+++ Data extract

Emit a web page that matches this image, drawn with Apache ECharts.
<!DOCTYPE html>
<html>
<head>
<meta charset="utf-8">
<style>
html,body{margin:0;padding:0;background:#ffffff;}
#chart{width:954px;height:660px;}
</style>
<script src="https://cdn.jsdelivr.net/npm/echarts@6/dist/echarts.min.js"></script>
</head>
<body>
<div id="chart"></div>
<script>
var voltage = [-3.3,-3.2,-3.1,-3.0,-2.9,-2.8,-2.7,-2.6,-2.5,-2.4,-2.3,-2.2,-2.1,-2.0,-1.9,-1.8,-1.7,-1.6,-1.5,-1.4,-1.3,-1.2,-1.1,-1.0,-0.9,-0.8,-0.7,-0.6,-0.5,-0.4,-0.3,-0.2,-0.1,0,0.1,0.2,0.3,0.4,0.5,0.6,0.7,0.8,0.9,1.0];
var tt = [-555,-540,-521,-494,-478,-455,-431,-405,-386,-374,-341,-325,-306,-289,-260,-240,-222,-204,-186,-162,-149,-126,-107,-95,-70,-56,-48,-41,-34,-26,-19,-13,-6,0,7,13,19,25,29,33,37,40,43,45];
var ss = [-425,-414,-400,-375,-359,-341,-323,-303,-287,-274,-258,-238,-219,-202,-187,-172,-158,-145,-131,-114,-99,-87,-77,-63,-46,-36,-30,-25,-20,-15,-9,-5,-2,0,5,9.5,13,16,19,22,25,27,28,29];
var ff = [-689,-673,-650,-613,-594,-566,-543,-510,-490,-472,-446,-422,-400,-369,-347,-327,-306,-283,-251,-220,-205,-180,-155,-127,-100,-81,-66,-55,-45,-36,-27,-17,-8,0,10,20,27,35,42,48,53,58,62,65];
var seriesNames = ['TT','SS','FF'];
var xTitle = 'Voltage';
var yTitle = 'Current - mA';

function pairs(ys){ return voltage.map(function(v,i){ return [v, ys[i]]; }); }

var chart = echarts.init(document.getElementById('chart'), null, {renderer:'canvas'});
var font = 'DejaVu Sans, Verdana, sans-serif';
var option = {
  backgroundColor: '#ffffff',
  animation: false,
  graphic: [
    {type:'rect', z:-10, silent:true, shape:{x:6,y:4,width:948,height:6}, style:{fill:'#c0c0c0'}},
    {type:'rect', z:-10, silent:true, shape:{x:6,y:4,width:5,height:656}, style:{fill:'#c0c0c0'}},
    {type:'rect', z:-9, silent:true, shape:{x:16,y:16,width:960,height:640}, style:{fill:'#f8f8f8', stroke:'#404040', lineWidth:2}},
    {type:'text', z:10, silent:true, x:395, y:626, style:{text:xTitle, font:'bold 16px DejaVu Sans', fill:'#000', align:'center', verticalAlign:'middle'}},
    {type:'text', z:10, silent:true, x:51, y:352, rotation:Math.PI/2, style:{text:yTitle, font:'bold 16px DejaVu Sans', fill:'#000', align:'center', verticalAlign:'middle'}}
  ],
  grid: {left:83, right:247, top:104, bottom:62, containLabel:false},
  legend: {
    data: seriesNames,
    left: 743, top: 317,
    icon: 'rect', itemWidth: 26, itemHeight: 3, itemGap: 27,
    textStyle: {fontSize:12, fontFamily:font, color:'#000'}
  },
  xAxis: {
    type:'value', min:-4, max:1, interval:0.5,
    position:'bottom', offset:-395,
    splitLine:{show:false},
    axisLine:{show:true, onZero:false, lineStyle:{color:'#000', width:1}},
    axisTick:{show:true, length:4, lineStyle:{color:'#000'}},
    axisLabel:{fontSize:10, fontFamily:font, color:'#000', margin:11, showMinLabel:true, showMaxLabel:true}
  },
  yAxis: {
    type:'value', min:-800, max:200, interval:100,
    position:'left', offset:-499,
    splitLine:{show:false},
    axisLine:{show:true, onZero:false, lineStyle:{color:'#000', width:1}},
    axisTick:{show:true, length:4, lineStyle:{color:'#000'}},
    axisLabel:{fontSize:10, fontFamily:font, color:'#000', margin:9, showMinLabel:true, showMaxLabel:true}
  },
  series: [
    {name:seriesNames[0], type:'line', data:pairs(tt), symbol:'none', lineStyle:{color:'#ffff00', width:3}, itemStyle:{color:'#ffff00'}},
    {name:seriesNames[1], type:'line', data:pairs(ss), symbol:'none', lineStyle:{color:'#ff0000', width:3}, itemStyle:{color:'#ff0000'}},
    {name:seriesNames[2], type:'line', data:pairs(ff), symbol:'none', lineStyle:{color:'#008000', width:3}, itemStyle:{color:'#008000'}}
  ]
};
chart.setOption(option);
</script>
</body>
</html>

++++++

**Objective:** Write down again the exact lines running from the beginning of the data to the line containing "return [v, ys[i]];", with both ends included.

**Task solution:**
Emit a web page that matches this image, drawn with Apache ECharts.
<!DOCTYPE html>
<html>
<head>
<meta charset="utf-8">
<style>
html,body{margin:0;padding:0;background:#ffffff;}
#chart{width:954px;height:660px;}
</style>
<script src="https://cdn.jsdelivr.net/npm/echarts@6/dist/echarts.min.js"></script>
</head>
<body>
<div id="chart"></div>
<script>
var voltage = [-3.3,-3.2,-3.1,-3.0,-2.9,-2.8,-2.7,-2.6,-2.5,-2.4,-2.3,-2.2,-2.1,-2.0,-1.9,-1.8,-1.7,-1.6,-1.5,-1.4,-1.3,-1.2,-1.1,-1.0,-0.9,-0.8,-0.7,-0.6,-0.5,-0.4,-0.3,-0.2,-0.1,0,0.1,0.2,0.3,0.4,0.5,0.6,0.7,0.8,0.9,1.0];
var tt = [-555,-540,-521,-494,-478,-455,-431,-405,-386,-374,-341,-325,-306,-289,-260,-240,-222,-204,-186,-162,-149,-126,-107,-95,-70,-56,-48,-41,-34,-26,-19,-13,-6,0,7,13,19,25,29,33,37,40,43,45];
var ss = [-425,-414,-400,-375,-359,-341,-323,-303,-287,-274,-258,-238,-219,-202,-187,-172,-158,-145,-131,-114,-99,-87,-77,-63,-46,-36,-30,-25,-20,-15,-9,-5,-2,0,5,9.5,13,16,19,22,25,27,28,29];
var ff = [-689,-673,-650,-613,-594,-566,-543,-510,-490,-472,-446,-422,-400,-369,-347,-327,-306,-283,-251,-220,-205,-180,-155,-127,-100,-81,-66,-55,-45,-36,-27,-17,-8,0,10,20,27,35,42,48,53,58,62,65];
var seriesNames = ['TT','SS','FF'];
var xTitle = 'Voltage';
var yTitle = 'Current - mA';

function pairs(ys){ return voltage.map(function(v,i){ return [v, ys[i]]; }); }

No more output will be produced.